- **GIVEN EXERCISE**: List, from the lines below, each one with "document" in it.

- **DATA EXTRACT**:
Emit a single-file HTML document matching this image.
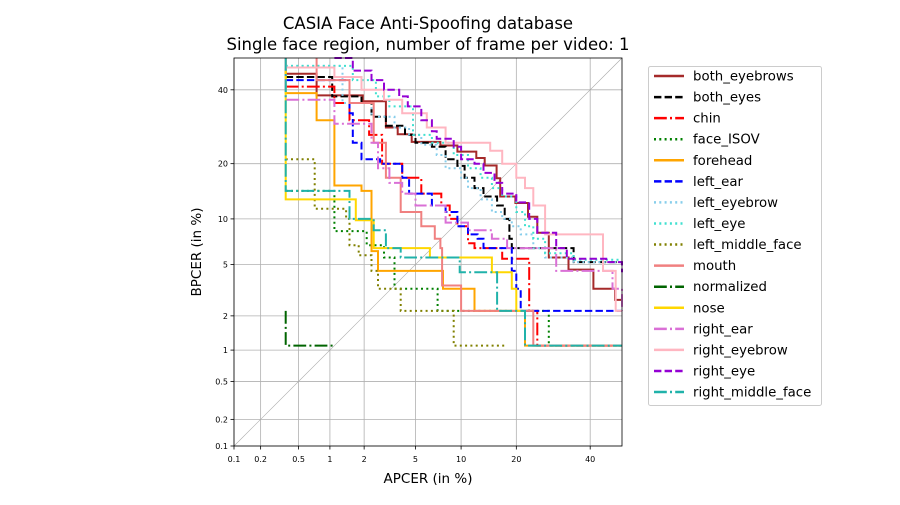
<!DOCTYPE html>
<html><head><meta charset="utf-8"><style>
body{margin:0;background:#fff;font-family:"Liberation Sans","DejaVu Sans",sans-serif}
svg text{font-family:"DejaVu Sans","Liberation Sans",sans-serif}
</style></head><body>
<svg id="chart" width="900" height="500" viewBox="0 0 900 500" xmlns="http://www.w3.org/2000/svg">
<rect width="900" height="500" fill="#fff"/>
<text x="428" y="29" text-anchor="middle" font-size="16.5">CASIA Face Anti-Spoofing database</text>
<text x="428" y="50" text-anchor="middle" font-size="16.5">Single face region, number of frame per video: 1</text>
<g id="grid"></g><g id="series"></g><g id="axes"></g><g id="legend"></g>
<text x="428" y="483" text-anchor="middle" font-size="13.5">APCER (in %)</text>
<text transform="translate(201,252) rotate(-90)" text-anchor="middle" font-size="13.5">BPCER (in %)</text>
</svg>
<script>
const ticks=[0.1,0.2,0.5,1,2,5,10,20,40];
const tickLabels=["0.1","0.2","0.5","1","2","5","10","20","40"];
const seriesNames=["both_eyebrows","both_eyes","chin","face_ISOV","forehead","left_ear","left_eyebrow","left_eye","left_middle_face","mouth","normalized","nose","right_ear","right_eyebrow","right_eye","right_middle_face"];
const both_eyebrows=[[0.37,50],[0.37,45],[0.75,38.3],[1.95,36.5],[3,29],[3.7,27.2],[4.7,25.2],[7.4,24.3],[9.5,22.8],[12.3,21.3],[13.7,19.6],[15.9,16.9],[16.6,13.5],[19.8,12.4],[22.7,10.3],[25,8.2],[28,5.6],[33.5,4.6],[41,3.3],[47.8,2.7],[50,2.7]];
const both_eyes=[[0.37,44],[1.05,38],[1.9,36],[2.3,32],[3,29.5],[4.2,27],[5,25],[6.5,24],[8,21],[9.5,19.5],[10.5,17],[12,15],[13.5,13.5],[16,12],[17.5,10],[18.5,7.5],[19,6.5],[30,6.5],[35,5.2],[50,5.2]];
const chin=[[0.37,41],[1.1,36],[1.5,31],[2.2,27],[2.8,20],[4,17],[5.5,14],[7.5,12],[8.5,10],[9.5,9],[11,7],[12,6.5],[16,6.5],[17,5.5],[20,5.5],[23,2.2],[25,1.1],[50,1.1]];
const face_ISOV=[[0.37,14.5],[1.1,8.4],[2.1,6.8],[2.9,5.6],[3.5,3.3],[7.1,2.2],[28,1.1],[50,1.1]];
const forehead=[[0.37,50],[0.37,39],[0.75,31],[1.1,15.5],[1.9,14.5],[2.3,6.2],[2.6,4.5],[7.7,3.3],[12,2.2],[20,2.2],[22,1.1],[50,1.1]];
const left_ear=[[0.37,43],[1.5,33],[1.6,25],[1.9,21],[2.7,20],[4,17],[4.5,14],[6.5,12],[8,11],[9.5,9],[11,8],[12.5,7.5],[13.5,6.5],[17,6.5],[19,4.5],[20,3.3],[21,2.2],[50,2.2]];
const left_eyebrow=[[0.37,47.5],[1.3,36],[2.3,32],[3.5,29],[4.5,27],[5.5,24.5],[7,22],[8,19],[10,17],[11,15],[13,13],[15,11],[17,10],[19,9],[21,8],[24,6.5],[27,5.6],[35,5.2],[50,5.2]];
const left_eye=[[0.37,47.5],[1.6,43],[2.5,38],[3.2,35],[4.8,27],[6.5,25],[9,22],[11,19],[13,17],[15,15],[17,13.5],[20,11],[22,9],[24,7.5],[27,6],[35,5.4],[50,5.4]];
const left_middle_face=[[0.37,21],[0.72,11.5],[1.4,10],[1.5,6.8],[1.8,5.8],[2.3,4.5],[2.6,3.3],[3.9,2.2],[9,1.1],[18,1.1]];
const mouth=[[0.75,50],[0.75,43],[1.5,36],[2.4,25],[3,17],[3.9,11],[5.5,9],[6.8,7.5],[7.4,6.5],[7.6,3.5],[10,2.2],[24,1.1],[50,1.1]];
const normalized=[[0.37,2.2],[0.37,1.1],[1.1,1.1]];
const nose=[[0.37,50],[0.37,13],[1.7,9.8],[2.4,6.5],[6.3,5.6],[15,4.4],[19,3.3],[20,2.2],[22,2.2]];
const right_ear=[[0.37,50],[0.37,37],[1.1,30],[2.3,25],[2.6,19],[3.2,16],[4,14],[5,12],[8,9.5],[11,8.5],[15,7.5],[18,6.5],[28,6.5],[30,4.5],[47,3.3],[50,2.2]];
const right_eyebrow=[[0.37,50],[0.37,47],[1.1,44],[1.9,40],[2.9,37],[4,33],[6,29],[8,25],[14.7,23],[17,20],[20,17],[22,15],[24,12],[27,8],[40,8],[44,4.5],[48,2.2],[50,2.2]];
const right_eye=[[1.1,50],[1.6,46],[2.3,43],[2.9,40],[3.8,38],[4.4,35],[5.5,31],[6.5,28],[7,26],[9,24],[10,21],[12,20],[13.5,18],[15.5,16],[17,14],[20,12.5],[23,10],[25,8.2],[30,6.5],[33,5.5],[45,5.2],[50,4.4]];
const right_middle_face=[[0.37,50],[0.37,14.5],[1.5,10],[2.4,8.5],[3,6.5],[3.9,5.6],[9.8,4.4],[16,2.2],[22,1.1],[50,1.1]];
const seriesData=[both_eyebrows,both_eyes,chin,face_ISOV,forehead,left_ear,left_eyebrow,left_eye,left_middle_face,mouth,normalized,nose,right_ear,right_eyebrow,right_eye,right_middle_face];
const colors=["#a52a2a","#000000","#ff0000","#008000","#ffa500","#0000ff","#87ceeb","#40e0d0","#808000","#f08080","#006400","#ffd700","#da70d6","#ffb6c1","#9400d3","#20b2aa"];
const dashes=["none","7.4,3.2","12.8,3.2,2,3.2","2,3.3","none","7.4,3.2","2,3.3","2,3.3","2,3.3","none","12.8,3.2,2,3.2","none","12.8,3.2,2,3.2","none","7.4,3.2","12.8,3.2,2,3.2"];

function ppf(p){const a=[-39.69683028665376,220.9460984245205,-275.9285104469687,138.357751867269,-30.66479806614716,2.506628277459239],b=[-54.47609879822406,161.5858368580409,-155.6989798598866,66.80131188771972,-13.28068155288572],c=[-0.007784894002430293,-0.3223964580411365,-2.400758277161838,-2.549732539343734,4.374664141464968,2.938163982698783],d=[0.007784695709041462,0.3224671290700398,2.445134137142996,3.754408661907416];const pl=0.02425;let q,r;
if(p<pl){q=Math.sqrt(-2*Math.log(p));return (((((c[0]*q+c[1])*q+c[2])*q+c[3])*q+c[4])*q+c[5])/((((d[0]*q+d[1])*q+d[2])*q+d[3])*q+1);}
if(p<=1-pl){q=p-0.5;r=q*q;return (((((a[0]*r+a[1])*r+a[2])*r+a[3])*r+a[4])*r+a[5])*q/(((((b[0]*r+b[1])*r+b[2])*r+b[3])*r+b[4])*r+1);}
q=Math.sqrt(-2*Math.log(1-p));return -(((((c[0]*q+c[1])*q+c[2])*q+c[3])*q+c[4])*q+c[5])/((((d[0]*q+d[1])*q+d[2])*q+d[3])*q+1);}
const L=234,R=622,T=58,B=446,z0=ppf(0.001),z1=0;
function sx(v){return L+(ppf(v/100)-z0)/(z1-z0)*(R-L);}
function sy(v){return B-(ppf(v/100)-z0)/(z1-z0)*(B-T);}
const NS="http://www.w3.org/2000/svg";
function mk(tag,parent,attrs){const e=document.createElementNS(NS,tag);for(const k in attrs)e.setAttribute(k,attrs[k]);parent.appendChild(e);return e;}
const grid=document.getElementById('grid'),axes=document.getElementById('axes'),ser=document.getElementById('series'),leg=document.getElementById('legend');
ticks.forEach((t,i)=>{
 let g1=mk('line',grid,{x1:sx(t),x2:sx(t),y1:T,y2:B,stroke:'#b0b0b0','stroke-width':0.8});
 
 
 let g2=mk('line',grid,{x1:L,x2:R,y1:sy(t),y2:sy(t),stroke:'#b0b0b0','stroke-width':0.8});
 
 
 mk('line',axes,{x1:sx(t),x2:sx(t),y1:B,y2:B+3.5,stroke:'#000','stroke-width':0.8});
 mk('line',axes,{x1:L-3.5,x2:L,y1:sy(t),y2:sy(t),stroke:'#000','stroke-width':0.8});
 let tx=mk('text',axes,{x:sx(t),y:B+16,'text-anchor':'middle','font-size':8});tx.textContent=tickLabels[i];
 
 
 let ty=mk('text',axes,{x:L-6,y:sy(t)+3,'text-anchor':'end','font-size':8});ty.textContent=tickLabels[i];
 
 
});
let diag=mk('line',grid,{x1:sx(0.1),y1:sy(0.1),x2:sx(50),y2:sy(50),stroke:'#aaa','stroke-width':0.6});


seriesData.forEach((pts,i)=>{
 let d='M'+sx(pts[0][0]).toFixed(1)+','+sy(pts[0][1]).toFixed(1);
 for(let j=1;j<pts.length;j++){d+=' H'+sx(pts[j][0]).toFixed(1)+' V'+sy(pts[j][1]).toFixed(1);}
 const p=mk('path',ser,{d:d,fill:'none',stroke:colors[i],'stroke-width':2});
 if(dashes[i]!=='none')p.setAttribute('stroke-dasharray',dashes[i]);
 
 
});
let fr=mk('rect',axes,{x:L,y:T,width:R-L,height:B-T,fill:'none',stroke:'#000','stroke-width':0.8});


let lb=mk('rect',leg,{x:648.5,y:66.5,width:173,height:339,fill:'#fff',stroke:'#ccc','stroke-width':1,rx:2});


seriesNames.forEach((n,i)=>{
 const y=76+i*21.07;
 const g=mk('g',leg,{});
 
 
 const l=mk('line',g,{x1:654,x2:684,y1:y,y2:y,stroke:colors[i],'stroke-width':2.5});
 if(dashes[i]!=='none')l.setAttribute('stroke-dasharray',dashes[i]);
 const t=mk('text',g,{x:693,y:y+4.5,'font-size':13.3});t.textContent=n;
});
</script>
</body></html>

- **OUTPUT OF THE EXERCISE**:
Emit a single-file HTML document matching this image.
function mk(tag,parent,attrs){const e=document.createElementNS(NS,tag);for(const k in attrs)e.setAttribute(k,attrs[k]);parent.appendChild(e);return e;}
const grid=document.getElementById('grid'),axes=document.getElementById('axes'),ser=document.getElementById('series'),leg=document.getElementById('legend');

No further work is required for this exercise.